For decades, growers have used technology to predict and increase yields. Grow software, sensors, controllers, data analytics, and fertigation help manage greenhouse and indoor grow climate and irrigation. As with any industry, technology constantly evolves by refining processes, upgrading systems, and improving hardware and software.
Monitoring temperature, electrical conductivity, and volumetric water content in your soil or substrate were much more challenging in the past. But recent upgrades to the quality of soil moisture sensors have changed the game. Let's look at recent innovations in substrate or soil moisture sensors.
What is a substrate moisture sensor?
A substrate or soil moisture sensor typically uses metal probes with sensors inserted into the root zone of crops to measure temperature, VWC, and EC in real-time. It's typically connected to the irrigation or fertigation system in the root zone. Before triggering an irrigation event, the sensor provides critical data to determine whether to feed plants or not based on defined setpoints and the type of system being used.
Advances in Technology
One man has revolutionized soil moisture sensor technology, Scott Anderson of Acclima, Inc. Scott left a successful, 30-year career at Hewlett Packard, took his Master's degree in electrical engineering, and founded Acclima, Inc. in 2001.
Looking for an effective way to precisely control the application of irrigation water, Scott realized how significant it would be to farmers. Acclima holds eleven patents, with the TDT and TDR award-winning soil moisture sensors. Many failed attempts, over 30 before, helped them dial in the perfect method.
Scott developed the soil water content sensors gaining international recognition as the leading example in soil monitoring and control. Acclima has saved farmers millions in irrigation and fertilization costs without negatively impacting production.

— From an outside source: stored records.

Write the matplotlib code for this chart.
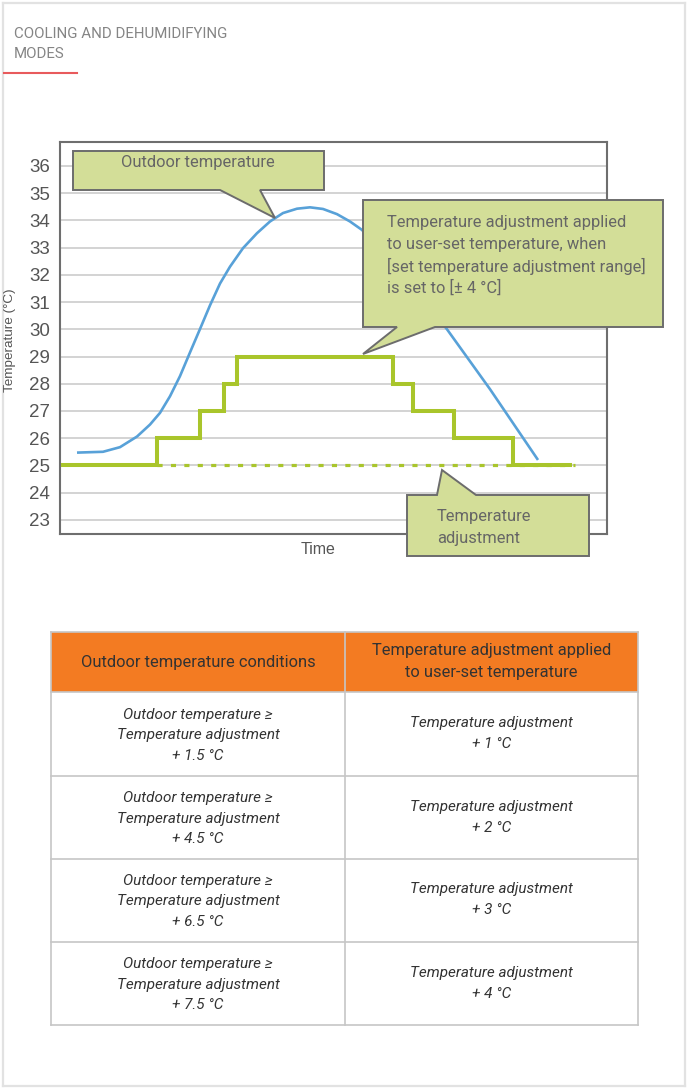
import matplotlib
matplotlib.use("Agg")
import matplotlib.pyplot as plt
from matplotlib.patches import Polygon, Rectangle
from matplotlib.lines import Line2D
from matplotlib.transforms import Affine2D

# ---------------- data ----------------
title_lines = ["COOLING AND DEHUMIDIFYING", "MODES"]

outdoor_time = [17, 43, 60, 77, 90, 100, 110, 120, 130, 140, 150, 160, 170, 183, 197,
                210, 223, 237, 250, 263, 277, 290, 302, 345, 387, 430, 478]
outdoor_temp = [25.47, 25.5, 25.67, 26.06, 26.5, 26.93, 27.54, 28.28, 29.15, 30.01,
                30.88, 31.68, 32.3, 32.98, 33.53, 33.96, 34.27, 34.43, 34.48, 34.42,
                34.23, 33.96, 33.65, 31.9, 30.0, 27.8, 25.2]

step_time = [3, 97, 140, 164, 177, 333, 353, 394, 453, 510]
step_temp = [25, 26, 27, 28, 29, 28, 27, 26, 25, 25]

base_time = [97, 515]
base_temp = [25, 25]

y_ticks = list(range(23, 37))
y_label = "Temperature (°C)"
x_label = "Time"

callout_outdoor = "Outdoor temperature"
callout_applied = ["Temperature adjustment applied", "to user-set temperature, when",
                   "[set temperature adjustment range]", "is set to [± 4 °C]"]
callout_adjust = ["Temperature", "adjustment"]

table_header = ["Outdoor temperature conditions",
                "Temperature adjustment applied\nto user-set temperature"]
table_conditions = ["Outdoor temperature ≥\nTemperature adjustment\n+ 1.5 °C",
                    "Outdoor temperature ≥\nTemperature adjustment\n+ 4.5 °C",
                    "Outdoor temperature ≥\nTemperature adjustment\n+ 6.5 °C",
                    "Outdoor temperature ≥\nTemperature adjustment\n+ 7.5 °C"]
table_adjust = ["Temperature adjustment\n+ 1 °C",
                "Temperature adjustment\n+ 2 °C",
                "Temperature adjustment\n+ 3 °C",
                "Temperature adjustment\n+ 4 °C"]

# ---------------- styles ----------------
W, H = 688, 1088
GREEN = "#a9c52b"
BLUE = "#58a1d8"
CALLOUT_FILL = "#d3de98"
CALLOUT_EDGE = "#6c6c6c"
NARROW = ["Liberation Sans Narrow", "Roboto", "DejaVu Sans"]

fig = plt.figure(figsize=(W / 100, H / 100), dpi=100)
fig.patch.set_facecolor("white")
T = Affine2D().scale(1 / W, -1 / H).translate(0, 1) + fig.transFigure

# page border
border_c = "#e2e2e2"
for xs, ys in [([3, 3], [3, 1086]), ([3, 685], [3, 3]), ([685, 685], [3, 1086]), ([3, 685], [1086, 1086])]:
    fig.add_artist(Line2D(xs, ys, transform=T, color=border_c, lw=1.6))

# title
for i, s in enumerate(title_lines):
    fig.text(14, 34 + 20 * i, s, transform=T, fontsize=10.8, family=["Roboto", "DejaVu Sans"],
             color="#858585", va="center", ha="left")
fig.add_artist(Line2D([4, 77], [73, 73], transform=T, color="#e85a5c", lw=1.5))

# ---------------- chart ----------------
ax_l, ax_r, ax_t, ax_b = 60, 607, 142, 534
ax = fig.add_axes([ax_l / W, 1 - ax_b / H, (ax_r - ax_l) / W, (ax_b - ax_t) / H])
ax.set_xlim(0, ax_r - ax_l)
ax.set_ylim(22.48, 36.88)
ax.set_yticks(y_ticks)
ax.set_yticklabels([str(v) for v in y_ticks], family=["Liberation Sans", "DejaVu Sans"],
                   fontsize=13.5, color="#555555")
ax.set_xticks([])
ax.tick_params(axis="y", length=0, pad=7)
for v in y_ticks:
    ax.axhline(v, color="#c8c8c8", lw=1.1, zorder=1)
for sp in ax.spines.values():
    sp.set_color("#6e6e6e")
    sp.set_linewidth(1.5)

ax.plot(outdoor_time, outdoor_temp, color=BLUE, lw=1.9, zorder=3, solid_capstyle="butt",
        solid_joinstyle="round")
ax.plot(base_time, base_temp, color=GREEN, lw=2.3, dashes=(1.6, 2.6), zorder=2)
ax.step(step_time, step_temp, where="post", color=GREEN, lw=2.9, zorder=4,
        solid_joinstyle="miter")

fig.text(10, 340, y_label, transform=T, rotation=90, fontsize=9.7,
         family=["Liberation Sans", "DejaVu Sans"], color="#555555", ha="center", va="center")
fig.text(318, 549, x_label, transform=T, fontsize=11.5,
         family=["Liberation Sans", "DejaVu Sans"], color="#555555", ha="center", va="center")

# ---------------- callouts ----------------
def callout(pts):
    fig.add_artist(Polygon(pts, closed=True, transform=T, facecolor=CALLOUT_FILL,
                           edgecolor=CALLOUT_EDGE, lw=1.4, zorder=5, joinstyle="miter"))

CFS = 11.9
callout([(73, 151), (324, 151), (324, 190), (260, 190), (275, 218), (220, 190), (73, 190)])
fig.text(121, 163, callout_outdoor, transform=T, fontsize=CFS, family=NARROW,
         color="#666666", ha="left", va="center", zorder=6)

callout([(363, 200), (663, 200), (663, 327), (435, 327), (363, 354), (397, 327), (363, 327)])
for i, s in enumerate(callout_applied):
    fig.text(387, 222 + 22 * i, s, transform=T, fontsize=CFS, family=NARROW,
             color="#666666", ha="left", va="center", zorder=6)

callout([(407, 495), (437, 495), (442, 470), (476, 495), (589, 495), (589, 556), (407, 556)])
for i, s in enumerate(callout_adjust):
    fig.text(437, 516 + 22 * i, s, transform=T, fontsize=CFS, family=NARROW,
             color="#666666", ha="left", va="center", zorder=6)

# ---------------- table ----------------
tl, tm, tr = 51, 345, 638
row_edges = [632, 692, 776, 859, 942, 1025]
grid_c = "#c6c6c6"
fig.add_artist(Rectangle((tl, row_edges[0]), tr - tl, row_edges[1] - row_edges[0], transform=T,
                         facecolor="#f37b22", edgecolor="none", zorder=2))
for y in row_edges:
    fig.add_artist(Line2D([tl, tr], [y, y], transform=T, color=grid_c, lw=1.2, zorder=3))
for x in [tl, tm, tr]:
    fig.add_artist(Line2D([x, x], [row_edges[0], row_edges[-1]], transform=T, color=grid_c,
                          lw=1.2, zorder=3))


def cell_text(xc, yc, text, spacing, **kw):
    lines = text.split("\n")
    n = len(lines)
    for k, s in enumerate(lines):
        fig.text(xc, yc + (k - (n - 1) / 2) * spacing, s, transform=T, ha="center",
                 va="center", zorder=4, **kw)


hy = (row_edges[0] + row_edges[1]) / 2
cell_text((tl + tm) / 2, hy, table_header[0], 22, fontsize=11.9, family=NARROW, color="#333333")
cell_text((tm + tr) / 2, hy - 1, table_header[1], 22, fontsize=11.9, family=NARROW, color="#333333")

for i in range(len(table_conditions)):
    cy = (row_edges[i + 1] + row_edges[i + 2]) / 2
    cell_text((tl + tm) / 2, cy + 1, table_conditions[i], 20.5, fontsize=11, family=NARROW,
              style="italic", color="#333333")
    cell_text((tm + tr) / 2, cy - 0.5, table_adjust[i], 21, fontsize=11, family=NARROW,
              style="italic", color="#333333")

fig.savefig("out.png", dpi=100, facecolor="white")
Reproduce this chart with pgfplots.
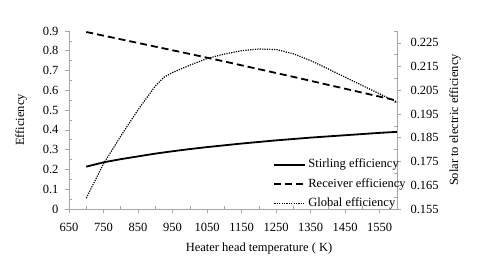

The United States Department of Agriculture (USDA) participates in cooperative research and development with Acclima to pioneer new advancements in agriculture.
To fully appreciate why the new TDR soil moisture sensor is superior to the industry standard capacitance sensor, read Scott's full white paper here.
Perfect Results, Every time
Researchers submerged two types of sensors in water to compare the accuracy of each sensor. In this study, researchers compared the capacitance sensor to the TDR sensor.
The sensors were submerged in water; thus, VWC should always be 100%. As the salinity of the solution increases, so does EC, the accuracy of the capacitance sensor declines precipitously. In contrast, the TDR sensor accurately reports VWC despite the increase in EC.
A significant drawback of capacitance-based sensors is that the electrical conductivity of the soil throws off the capacitance measurements. The electrical conductivity of soil is also referred to as the salinity content of the soil. Nutrient solutions have a high salinity content, creating inaccurate readings in capacitance sensors. The higher the salinity levels, the less accurate the VWC measurements become. See graphics here.
TDR stands for "Time-Domain Reflectometry" and is a far superior technology for measuring water content. One of the most significant benefits of the TDR sensor is that propagation time is independent of the electrical conductivity of the substrate. This means that TDR sensors report the actual volumetric water content independent of soil electrical conductivity.
There's a fair amount of misinformation online about the accuracy of capacitance sensors. Be sure you're looking at reliable data. We found several articles clearly sponsored by makers of capacitance sensors that were inaccurate and misleading. Do your research; reading is good for you! Plus, you'll be able to make an informed decision.